ET SENGHOR PASSA L’ÉPONGE SUR LE SCANDALE
INDÉPENDANCE ET PREMIÈRE COUPE DU SÉNÉGAL
Le Sénégal indépendant avait un an quand se joua la première finale de Coupe du Sénégal. Ce vendredi qui voit la nation célébrer ses 54 ans de souveraineté internationale, Waa Sports remonte le temps jusqu’à cette finale Espoir de Saint-Louis – Saint-Louisienne qui faillit ne jamais avoir lieu.
Demain, fête de l’Indépendance. Ce n’est pas seulement cinquante-quatre ans de souveraineté internationale. On peut aussi marquer le repère sur les terrains de sport. Dans le rétroviseur, l’événement qui marque le plus l’An 1 de l’indépendance Sénégal, c’est la première finale de Coupe du Sénégal de football. Disputée entre la Saint-Louisienne et l’Espoir de Saint-Louis, deux formations de la "vieille ville" venues éblouir Dakar, comme si l’ancienne capitale tenait à faire durer ses privilèges.
Maîtresse d’œuvre, la Fédération sénégalaise de football venait de naître. A sa tête, feu Joseph Gomis. L’instance fédérale prenait le relais du Comité fédéral de l’Afrique occidentale française, organisatrice de la Coupe de l’Aof, que dirigeait feu Magatte Diack, grand-frère de Lamine Diack, actuel président de l’Iaaf. Sa mission : organiser et de développer le football sur l’étendue du territoire national.
C’est dans ce cadre que la Coupe du Sénégal "seniors" est lancée en 1961. Avec quarante-huit clubs engagés, on est loin du rush actuel. Rien qu’à partir des 32e de finales, on en compte 64 aujourd’hui. Et déjà le double pour en arriver là. Mais en 1961, le démarrage de l’épreuve fut tardif, imposant une limitation des participant pour éviter un débordement du calendrier de la saison.
Entamée le dimanche 22 janvier 1961, cette première édition de la Coupe du Sénégal se termina par la seconde édition de la finale disputée le 28 mai. Après le 1-1 du premier match, c’est l’Espoir de Saint-Louis qui s’imposa par 1-0 à l’occasion du "replay". Abdoulaye Sarr "Ujlaki" faisant le nécessaire dès la 7e mn.
On parle toujours d’une belle finale, mais celle faillit se terminer dans un fiasco total. A 16 h 30, à l’appel de l’arbitre feu Papa Salla Ngom, seule La Saint-Louisienne avait répondu à l’appel dans le Stade municipal du Champs de course, là où se trouve aujourd’hui le siège de la Banque de l’habitat.
Pour la présentation des équipes, le président Senghor n’avait devant lui qu’une formation alignée le long de la main courante. Il descendit des tribunes avec sa suite, sacrifia au rituel et remonta dans la loge officielle. On pensait au forfait.
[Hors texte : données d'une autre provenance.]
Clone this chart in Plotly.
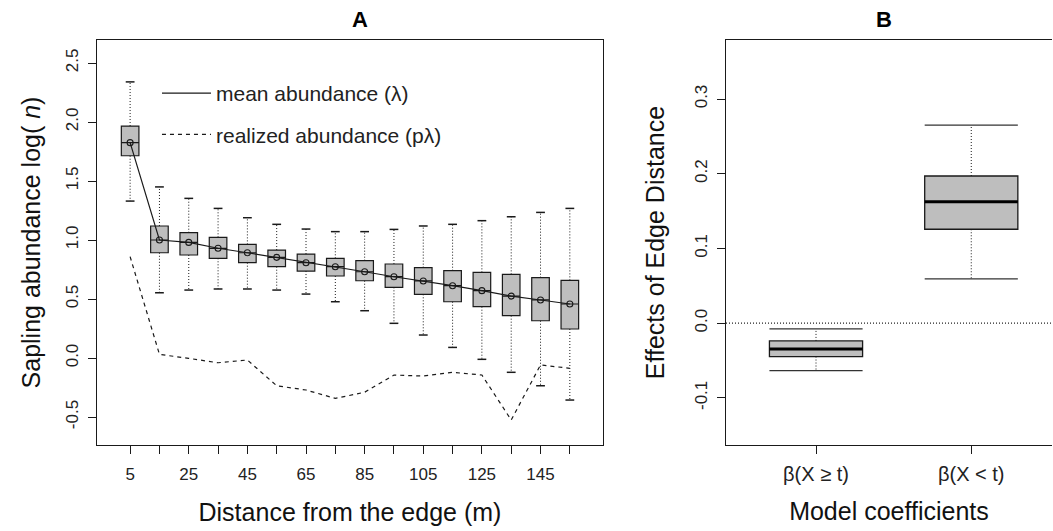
import plotly.graph_objects as go

# ---------------- Panel A data ----------------
distance = [5, 15, 25, 35, 45, 55, 65, 75, 85, 95, 105, 115, 125, 135, 145, 155]
dist_ticktext = ["5", "", "25", "", "45", "", "65", "", "85", "", "105", "", "125", "", "145", ""]
q1_A = [1.714, 0.892, 0.873, 0.845, 0.808, 0.774, 0.737, 0.695, 0.655, 0.599, 0.540, 0.477, 0.435, 0.359, 0.316, 0.246]
mean_A = [1.825, 1.000, 0.980, 0.930, 0.892, 0.853, 0.808, 0.774, 0.731, 0.689, 0.653, 0.613, 0.571, 0.525, 0.492, 0.458]
q3_A = [1.966, 1.119, 1.062, 1.023, 0.963, 0.915, 0.881, 0.845, 0.825, 0.797, 0.766, 0.740, 0.726, 0.709, 0.681, 0.658]
lo_A = [1.330, 0.553, 0.576, 0.585, 0.585, 0.576, 0.542, 0.477, 0.401, 0.294, 0.195, 0.090, -0.011, -0.121, -0.235, -0.356]
hi_A = [2.340, 1.450, 1.353, 1.268, 1.189, 1.133, 1.093, 1.071, 1.071, 1.090, 1.119, 1.133, 1.164, 1.197, 1.234, 1.268]
realized_A = [0.859, 0.031, -0.003, -0.040, -0.017, -0.235, -0.271, -0.342, -0.290, -0.144, -0.153, -0.121, -0.144, -0.525, -0.059, -0.087]
yticks_A = [-0.5, 0.0, 0.5, 1.0, 1.5, 2.0, 2.5]
yticktext_A = ["-0.5", "0.0", "0.5", "1.0", "1.5", "2.0", "2.5"]

# ---------------- Panel B data ----------------
coef_pos = [1, 2]
coef_labels = ["β(X ≥ t)", "β(X &lt; t)"]
q1_B = [-0.0446, 0.1257]
med_B = [-0.0344, 0.1626]
q3_B = [-0.0237, 0.1970]
lo_B = [-0.0634, 0.0592]
hi_B = [-0.0076, 0.2650]
yticks_B = [-0.1, 0.0, 0.1, 0.2, 0.3]
yticktext_B = ["-0.1", "0.0", "0.1", "0.2", "0.3"]

FONT = "Liberation Sans, Arial, sans-serif"
FILL = "#bebebe"
INK = "#1a1a1a"
BOXW_A = 6.0
BOXW_B = 0.6

fig = go.Figure()

# ---- Panel A boxes ----
fig.add_trace(go.Box(
    x=distance, q1=q1_A, median=mean_A, q3=q3_A,
    lowerfence=q1_A, upperfence=q3_A,
    width=BOXW_A, fillcolor=FILL, line=dict(color=INK, width=1.2),
    boxpoints=False, showlegend=False, hoverinfo="skip",
    xaxis="x", yaxis="y"))

# whiskers (dotted) and caps
wx, wy, cx, cy = [], [], [], []
for d, a, b, lo, hi in zip(distance, q1_A, q3_A, lo_A, hi_A):
    wx += [d, d, None, d, d, None]
    wy += [b, hi, None, a, lo, None]
    cx += [d - BOXW_A / 4, d + BOXW_A / 4, None, d - BOXW_A / 4, d + BOXW_A / 4, None]
    cy += [hi, hi, None, lo, lo, None]
fig.add_trace(go.Scatter(x=wx, y=wy, mode="lines", line=dict(color=INK, width=1, dash="1px,2px"),
                         showlegend=False, hoverinfo="skip", xaxis="x", yaxis="y"))
fig.add_trace(go.Scatter(x=cx, y=cy, mode="lines", line=dict(color=INK, width=1.5),
                         showlegend=False, hoverinfo="skip", xaxis="x", yaxis="y"))

# mean line (legend entry) + points
fig.add_trace(go.Scatter(
    x=distance, y=mean_A, mode="lines", name="mean abundance (λ)",
    line=dict(color=INK, width=1.2), legendgroup="g1", xaxis="x", yaxis="y"))
fig.add_trace(go.Scatter(
    x=distance, y=mean_A, mode="markers", showlegend=False, hoverinfo="skip",
    marker=dict(symbol="circle-open", size=6, color=INK, line=dict(width=1.1)),
    legendgroup="g1", xaxis="x", yaxis="y"))
# realized dashed line
fig.add_trace(go.Scatter(
    x=distance, y=realized_A, mode="lines", name="realized abundance (pλ)",
    line=dict(color=INK, width=1.2, dash="4px,4px"),
    legendgroup="g2", xaxis="x", yaxis="y"))

# ---- Panel B ----
fig.add_trace(go.Box(
    x=coef_pos, q1=q1_B, median=med_B, q3=q3_B,
    lowerfence=q1_B, upperfence=q3_B,
    width=BOXW_B, fillcolor=FILL, line=dict(color=INK, width=1.3),
    boxpoints=False, showlegend=False, hoverinfo="skip",
    xaxis="x2", yaxis="y2"))
bwx, bwy, bcx, bcy, mx, my = [], [], [], [], [], []
for p, a, m, b, lo, hi in zip(coef_pos, q1_B, med_B, q3_B, lo_B, hi_B):
    bwx += [p, p, None, p, p, None]
    bwy += [b, hi, None, a, lo, None]
    bcx += [p - BOXW_B / 2, p + BOXW_B / 2, None, p - BOXW_B / 2, p + BOXW_B / 2, None]
    bcy += [hi, hi, None, lo, lo, None]
    mx += [p - BOXW_B / 2, p + BOXW_B / 2, None]
    my += [m, m, None]
fig.add_trace(go.Scatter(x=bwx, y=bwy, mode="lines", line=dict(color=INK, width=1, dash="1px,2px"),
                         showlegend=False, hoverinfo="skip", xaxis="x2", yaxis="y2"))
fig.add_trace(go.Scatter(x=bcx, y=bcy, mode="lines", line=dict(color="#333", width=1.3),
                         showlegend=False, hoverinfo="skip", xaxis="x2", yaxis="y2"))
fig.add_trace(go.Scatter(x=mx, y=my, mode="lines", line=dict(color="#000", width=3),
                         showlegend=False, hoverinfo="skip", xaxis="x2", yaxis="y2"))

axis_common = dict(showgrid=False, zeroline=False, showline=True, linecolor=INK, linewidth=1.3,
                   ticks="outside", ticklen=8, tickwidth=1.1, tickcolor=INK)
TICK_FONT = dict(family=FONT, size=17, color="#222")
TITLE_FONT = dict(family=FONT, size=25, color="#111")

fig.update_layout(
    width=1053, height=531,
    margin=dict(l=97, r=1, t=40, b=86),
    plot_bgcolor="white", paper_bgcolor="white",
    font=dict(family=FONT, color="#111"),
    xaxis=dict(domain=[0, 0.5298], range=[-6.3, 166.3], tickvals=distance, ticktext=dist_ticktext,
               mirror=True, ticklabelstandoff=5, tickfont=TICK_FONT,
               title=dict(text="Distance from the edge (m)", font=TITLE_FONT, standoff=20),
               **axis_common),
    yaxis=dict(range=[-0.737, 2.695], tickvals=yticks_A, ticktext=yticktext_A,
               tickangle=-90, mirror=True, ticklabelstandoff=3, tickfont=TICK_FONT,
               title=dict(text="Sapling abundance log( <i>n</i>)", font=TITLE_FONT, standoff=15),
               **axis_common),
    xaxis2=dict(domain=[0.6586, 1.0], range=[0.42, 2.52], tickvals=coef_pos, ticktext=coef_labels,
                mirror=True, anchor="y2", ticklabelstandoff=3,
                tickfont=dict(family=FONT, size=20, color="#222"),
                title=dict(text="Model coefficients", font=TITLE_FONT, standoff=18),
                **axis_common),
    yaxis2=dict(range=[-0.163, 0.379], tickvals=yticks_B, ticktext=yticktext_B,
                tickangle=-90, anchor="x2", ticklabelstandoff=3, tickfont=TICK_FONT,
                title=dict(text="Effects of Edge Distance", font=TITLE_FONT, standoff=20),
                **axis_common),
    legend=dict(x=0.0628, y=0.9185, xanchor="left", yanchor="top", bgcolor="rgba(0,0,0,0)",
                font=dict(family=FONT, size=21, color="#222"), tracegroupgap=11, itemwidth=49),
    shapes=[dict(type="line", xref="x2 domain", yref="y2", x0=0, x1=1, y0=0, y1=0,
                 line=dict(color=INK, width=1.2, dash="1px,2px"), layer="below")],
    annotations=[
        dict(text="<b>A</b>", x=0.2649, y=1.0494, xref="paper", yref="paper", showarrow=False,
             yanchor="middle", font=dict(size=22, family=FONT, color="#000")),
        dict(text="<b>B</b>", x=0.8346, y=1.0494, xref="paper", yref="paper", showarrow=False,
             yanchor="middle", font=dict(size=22, family=FONT, color="#000")),
    ],
)

fig.write_html("out.html")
Sans aucun adversaire devant eux, feu Amadou Sèye "Douzaine", capitaine de La Saint-Louisienne, et ses coéquipiers se mirent en place sur le terrain pour attendre le coup de sifflet qui attestait du fait accompli.
C’est à ce moment-là qu’un public déçu et stupéfait, tombera encore plus dans la stupeur en voyant les joueurs de l’Espoir de Saint-Louis escalader les murs d’une maison attenante au stade, du côte de la Cité municipale de l’avenue Malick Sy, pour entrer dans le terrain. Dans les gradins, la clameur est immense. La polémique aussi. Le finale était cependant sauve, même si la vérification des licences ne se fera qu’à la mi-temps.
On ne sait si c’est l’argument mystique de l’Espoir de Saint-Louis qui a fait mouche, mais s’ils n’ont pas salué le président Senghor pour les présentations, ses joueurs l’ont pour recevoir la coupe en fin de match. C’était justement la recommandation du marabout de l’équipe. Selon un joueur de l’époque, ce dernier leur avait intimé avant le match :
"Gardez-vous de serrer la main au président Senghor avant le début du match. Ses génies protecteurs ont une puissance telle qu’ils peuvent annihiler les effets des xon de quiconque le salue. Pire, dès que vous le touchez il vous soutire les effets bénéfiques des xon que vous portez en vous." Et d’ajouter : "di na mat ak du mat, bul joxe sa loxo" (ça mord ou ça ne mord pas, ne donne pas la main).
Ainsi la première finale de Coupe du Sénégal fut celle du scandale protocolaire, mais Senghor ne s’embarrassant pas pour si peu on n’en retint juste que le vainqueur fut l’Espoir de Saint-Louis.